To sustain an RUL program, you must prove it works. This requires moving beyond "uptime" as a metric and looking at more granular KPIs.
RUL Accuracy (The "Mean Absolute Error")
If your system predicted 100 hours of RUL, but the machine failed at 80 hours, your error is 20%. Tracking this error rate over time is critical. As your AI "learns" your specific environment, this error should drop. A world-class RUL program in 2026 aims for an error rate of less than 5%.
Maintenance Lead Time vs. RUL
The value of RUL is only realized if you have time to act. If your RUL prediction gives you 48 hours of warning, but it takes 72 hours to get the parts, the RUL data is useless. You must measure the "Actionable Window"—the delta between RUL notification and the time required for repair.
Avoided Cost per Asset
This is the "Financial Translator" metric. For every RUL-triggered intervention, calculate: (Cost of Reactive Repair + Cost of Lost Production) - (Cost of Planned RUL Repair + Cost of Planned Downtime). In many heavy industries, a single avoided failure on a critical asset can pay for the entire RUL sensor network for a year.
What if My Situation is Different? (Edge Cases in RUL)
Not every plant is a high-tech "Lights Out" facility. How does "what remaining" life apply in non-standard environments?
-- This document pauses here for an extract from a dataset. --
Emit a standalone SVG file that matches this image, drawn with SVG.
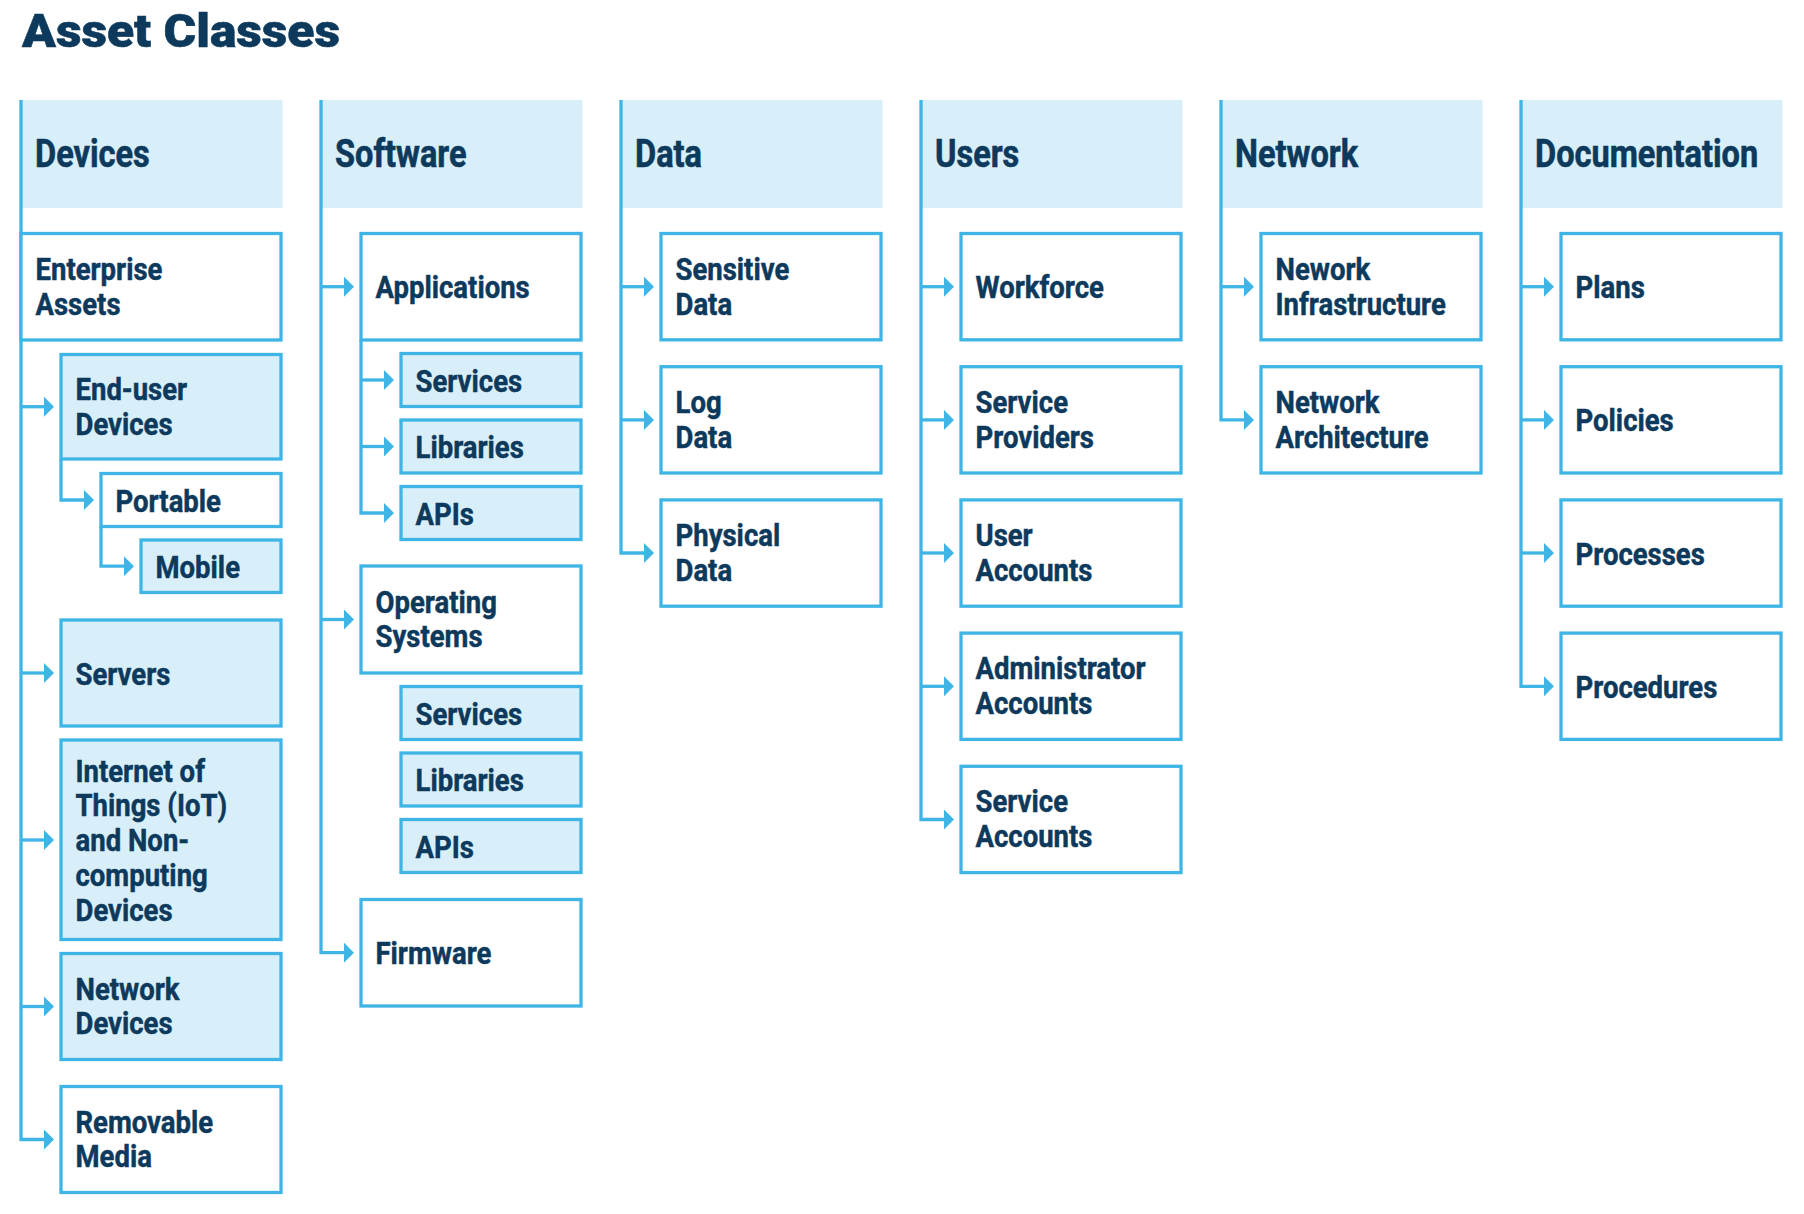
<svg xmlns="http://www.w3.org/2000/svg" width="1804" height="1214" viewBox="0 0 1804 1214">
<defs>
<style>
.hd{fill:#D8EFF9}
.bw{fill:#FFFFFF;stroke:#3FB5E6;stroke-width:3.3}
.bb{fill:#D8EFF9;stroke:#3FB5E6;stroke-width:3.3}
.t{font-family:Roboto,"Liberation Sans",Arial,sans-serif;font-weight:700;font-size:32px;fill:#0D3A5C;stroke:#0D3A5C;stroke-width:0.5}
.h{font-family:Roboto,"Liberation Sans",Arial,sans-serif;font-weight:700;font-size:38.5px;fill:#0D3A5C;stroke:#0D3A5C;stroke-width:0.6}
.ti{font-family:Roboto,"Liberation Sans",Arial,sans-serif;font-weight:900;font-size:47px;fill:#0D3A5C;stroke:#0D3A5C;stroke-width:0.6}
.c{fill:none;stroke:#3FB5E6;stroke-width:3.3;marker-end:url(#arr)}
</style>
<marker id="arr" markerUnits="userSpaceOnUse" markerWidth="10" markerHeight="20" viewBox="0 0 10 20" refX="0" refY="10" orient="auto">
<path d="M0,0 L10,10 L0,20 Z" fill="#3FB5E6"/>
</marker>
</defs>
<rect width="1804" height="1214" fill="#FFFFFF"/>
<text id="title" class="ti" x="22" y="47" textLength="318" lengthAdjust="spacingAndGlyphs">Asset Classes</text>

<!-- headers -->
<g id="hdr-devices"><rect class="hd" x="21" y="100" width="261.5" height="108"/><text class="h" transform="translate(35,166.5) scale(0.845,1)">Devices</text></g>
<g id="hdr-software"><rect class="hd" x="321" y="100" width="261.5" height="108"/><text class="h" transform="translate(335,166.5) scale(0.845,1)">Software</text></g>
<g id="hdr-data"><rect class="hd" x="621" y="100" width="261.5" height="108"/><text class="h" transform="translate(635,166.5) scale(0.845,1)">Data</text></g>
<g id="hdr-users"><rect class="hd" x="921" y="100" width="261.5" height="108"/><text class="h" transform="translate(935,166.5) scale(0.845,1)">Users</text></g>
<g id="hdr-network"><rect class="hd" x="1221" y="100" width="261.5" height="108"/><text class="h" transform="translate(1235,166.5) scale(0.845,1)">Network</text></g>
<g id="hdr-documentation"><rect class="hd" x="1521" y="100" width="261.5" height="108"/><text class="h" transform="translate(1535,166.5) scale(0.845,1)">Documentation</text></g>

<!-- connectors -->
<g id="connectors">
<path class="c" d="M21,100 V1139.5 H44"/>
<path class="c" d="M21,406.7 H44"/>
<path class="c" d="M21,673 H44"/>
<path class="c" d="M21,840 H44"/>
<path class="c" d="M21,1006.5 H44"/>
<path class="c" d="M61,459 V500 H84"/>
<path class="c" d="M101,526.5 V566.2 H124"/>

<path class="c" d="M321,100 V952.7 H344"/>
<path class="c" d="M321,286.7 H344"/>
<path class="c" d="M321,619.5 H344"/>
<path class="c" d="M361,340 V513 H384"/>
<path class="c" d="M361,380 H384"/>
<path class="c" d="M361,446.5 H384"/>

<path class="c" d="M621,100 V553 H644"/>
<path class="c" d="M621,286.7 H644"/>
<path class="c" d="M621,419.9 H644"/>

<path class="c" d="M921,100 V819.5 H944"/>
<path class="c" d="M921,286.7 H944"/>
<path class="c" d="M921,419.9 H944"/>
<path class="c" d="M921,553 H944"/>
<path class="c" d="M921,686.3 H944"/>

<path class="c" d="M1221,100 V419.9 H1244"/>
<path class="c" d="M1221,286.7 H1244"/>

<path class="c" d="M1521,100 V686.3 H1544"/>
<path class="c" d="M1521,286.7 H1544"/>
<path class="c" d="M1521,419.9 H1544"/>
<path class="c" d="M1521,553 H1544"/>
</g>

<!-- Devices -->
<g id="enterprise-assets"><rect class="bw" x="21" y="233.5" width="260" height="106.5"/><text class="t" transform="translate(35.5,279.7) scale(0.86,1)"><tspan x="0">Enterprise</tspan><tspan x="0" dy="35">Assets</tspan></text></g>
<g id="end-user-devices"><rect class="bb" x="61" y="354.5" width="220" height="104.5"/><text class="t" transform="translate(75.5,399.7) scale(0.86,1)"><tspan x="0">End-user</tspan><tspan x="0" dy="35">Devices</tspan></text></g>
<g id="portable"><rect class="bw" x="101" y="473.5" width="180" height="53"/><text class="t" transform="translate(115.5,511.5) scale(0.86,1)">Portable</text></g>
<g id="mobile"><rect class="bb" x="141" y="540" width="140" height="52.5"/><text class="t" transform="translate(155.5,577.7) scale(0.86,1)">Mobile</text></g>
<g id="servers"><rect class="bb" x="61" y="620" width="220" height="106"/><text class="t" transform="translate(75.5,684.5) scale(0.86,1)">Servers</text></g>
<g id="iot"><rect class="bb" x="61" y="740" width="220" height="199.5"/><text class="t" transform="translate(75.5,781.5) scale(0.86,1)"><tspan x="0">Internet of</tspan><tspan x="0" dy="35">Things (IoT)</tspan><tspan x="0" dy="35">and Non-</tspan><tspan x="0" dy="35">computing</tspan><tspan x="0" dy="35">Devices</tspan></text></g>
<g id="network-devices"><rect class="bb" x="61" y="953.5" width="220" height="106"/><text class="t" transform="translate(75.5,999.5) scale(0.86,1)"><tspan x="0">Network</tspan><tspan x="0" dy="35">Devices</tspan></text></g>
<g id="removable-media"><rect class="bw" x="61" y="1086.5" width="220" height="106"/><text class="t" transform="translate(75.5,1132.5) scale(0.86,1)"><tspan x="0">Removable</tspan><tspan x="0" dy="35">Media</tspan></text></g>

<!-- Software -->
<g id="applications"><rect class="bw" x="361" y="233.5" width="220" height="106.5"/><text class="t" transform="translate(375.5,298.2) scale(0.86,1)">Applications</text></g>
<g id="app-services"><rect class="bb" x="401" y="353.5" width="180" height="53"/><text class="t" transform="translate(415.5,391.5) scale(0.86,1)">Services</text></g>
<g id="app-libraries"><rect class="bb" x="401" y="420" width="180" height="53"/><text class="t" transform="translate(415.5,458) scale(0.86,1)">Libraries</text></g>
<g id="app-apis"><rect class="bb" x="401" y="486.5" width="180" height="53"/><text class="t" transform="translate(415.5,524.5) scale(0.86,1)">APIs</text></g>
<g id="operating-systems"><rect class="bw" x="361" y="566" width="220" height="107"/><text class="t" transform="translate(375.5,612.5) scale(0.86,1)"><tspan x="0">Operating</tspan><tspan x="0" dy="35">Systems</tspan></text></g>
<g id="os-services"><rect class="bb" x="401" y="686.5" width="180" height="53"/><text class="t" transform="translate(415.5,724.5) scale(0.86,1)">Services</text></g>
<g id="os-libraries"><rect class="bb" x="401" y="753" width="180" height="53"/><text class="t" transform="translate(415.5,791) scale(0.86,1)">Libraries</text></g>
<g id="os-apis"><rect class="bb" x="401" y="819.5" width="180" height="53"/><text class="t" transform="translate(415.5,857.5) scale(0.86,1)">APIs</text></g>
<g id="firmware"><rect class="bw" x="361" y="899.5" width="220" height="106.5"/><text class="t" transform="translate(375.5,964.2) scale(0.86,1)">Firmware</text></g>

<!-- Data -->
<g id="sensitive-data"><rect class="bw" x="661" y="233.5" width="220" height="106.3"/><text class="t" transform="translate(675.5,279.7) scale(0.86,1)"><tspan x="0">Sensitive</tspan><tspan x="0" dy="35">Data</tspan></text></g>
<g id="log-data"><rect class="bw" x="661" y="366.7" width="220" height="106.3"/><text class="t" transform="translate(675.5,412.9) scale(0.86,1)"><tspan x="0">Log</tspan><tspan x="0" dy="35">Data</tspan></text></g>
<g id="physical-data"><rect class="bw" x="661" y="499.9" width="220" height="106.3"/><text class="t" transform="translate(675.5,546) scale(0.86,1)"><tspan x="0">Physical</tspan><tspan x="0" dy="35">Data</tspan></text></g>

<!-- Users -->
<g id="workforce"><rect class="bw" x="961" y="233.5" width="220" height="106.3"/><text class="t" transform="translate(975.5,298.1) scale(0.86,1)">Workforce</text></g>
<g id="service-providers"><rect class="bw" x="961" y="366.7" width="220" height="106.3"/><text class="t" transform="translate(975.5,412.9) scale(0.86,1)"><tspan x="0">Service</tspan><tspan x="0" dy="35">Providers</tspan></text></g>
<g id="user-accounts"><rect class="bw" x="961" y="499.9" width="220" height="106.3"/><text class="t" transform="translate(975.5,546) scale(0.86,1)"><tspan x="0">User</tspan><tspan x="0" dy="35">Accounts</tspan></text></g>
<g id="administrator-accounts"><rect class="bw" x="961" y="633.1" width="220" height="106.3"/><text class="t" transform="translate(975.5,679.2) scale(0.86,1)"><tspan x="0">Administrator</tspan><tspan x="0" dy="35">Accounts</tspan></text></g>
<g id="service-accounts"><rect class="bw" x="961" y="766.3" width="220" height="106.3"/><text class="t" transform="translate(975.5,812.4) scale(0.86,1)"><tspan x="0">Service</tspan><tspan x="0" dy="35">Accounts</tspan></text></g>

<!-- Network -->
<g id="nework-infrastructure"><rect class="bw" x="1261" y="233.5" width="220" height="106.3"/><text class="t" transform="translate(1275.5,279.7) scale(0.86,1)"><tspan x="0">Nework</tspan><tspan x="0" dy="35">Infrastructure</tspan></text></g>
<g id="network-architecture"><rect class="bw" x="1261" y="366.7" width="220" height="106.3"/><text class="t" transform="translate(1275.5,412.9) scale(0.86,1)"><tspan x="0">Network</tspan><tspan x="0" dy="35">Architecture</tspan></text></g>

<!-- Documentation -->
<g id="plans"><rect class="bw" x="1561" y="233.5" width="220" height="106.3"/><text class="t" transform="translate(1575.5,298.1) scale(0.86,1)">Plans</text></g>
<g id="policies"><rect class="bw" x="1561" y="366.7" width="220" height="106.3"/><text class="t" transform="translate(1575.5,431.3) scale(0.86,1)">Policies</text></g>
<g id="processes"><rect class="bw" x="1561" y="499.9" width="220" height="106.3"/><text class="t" transform="translate(1575.5,564.5) scale(0.86,1)">Processes</text></g>
<g id="procedures"><rect class="bw" x="1561" y="633.1" width="220" height="106.3"/><text class="t" transform="translate(1575.5,697.7) scale(0.86,1)">Procedures</text></g>
</svg>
Legacy Equipment (The "Analog" Problem)
If you are running 40-year-old lathes with no digital output, RUL is still possible. We use "bolt-on" IoT sensors that measure external vibration and temperature. While you won't get the same depth of data as a modern smart motor, you can still establish a baseline and detect the "P" on the P-F curve.
Extreme Environments
In mining or offshore oil and gas, sensors often fail before the assets do. In these cases, RUL models rely more heavily on "Virtual Sensors"—mathematical models that estimate internal conditions based on the few external data points that can be reliably measured.
24/7 Continuous Process vs. Batch Processing
In a 24/7 paper mill, the RUL is a straight line of degradation. In a batch-processing food plant, the RUL "stutters." The asset degrades during the run, then stabilizes (or even recovers slightly) during washdown and idle time. RUL models for batch processing must be "event-aware," only counting degradation during active cycles.
Summary: The Future of "What Remaining"
By 2026, the question of "what remaining" life an asset has will be answered by autonomous agents. These systems won't just tell you the RUL; they will negotiate with the production schedule to find the optimal time for repair, order the parts, and update the work order software without human intervention.
Understanding RUL is the difference between being a victim of your equipment's failures and being the master of its lifecycle. It requires an investment in sensors, a commitment to data integrity, and a shift in mindset—but the 20% savings in CapEx and the elimination of unplanned downtime make it the only viable path forward for modern industry.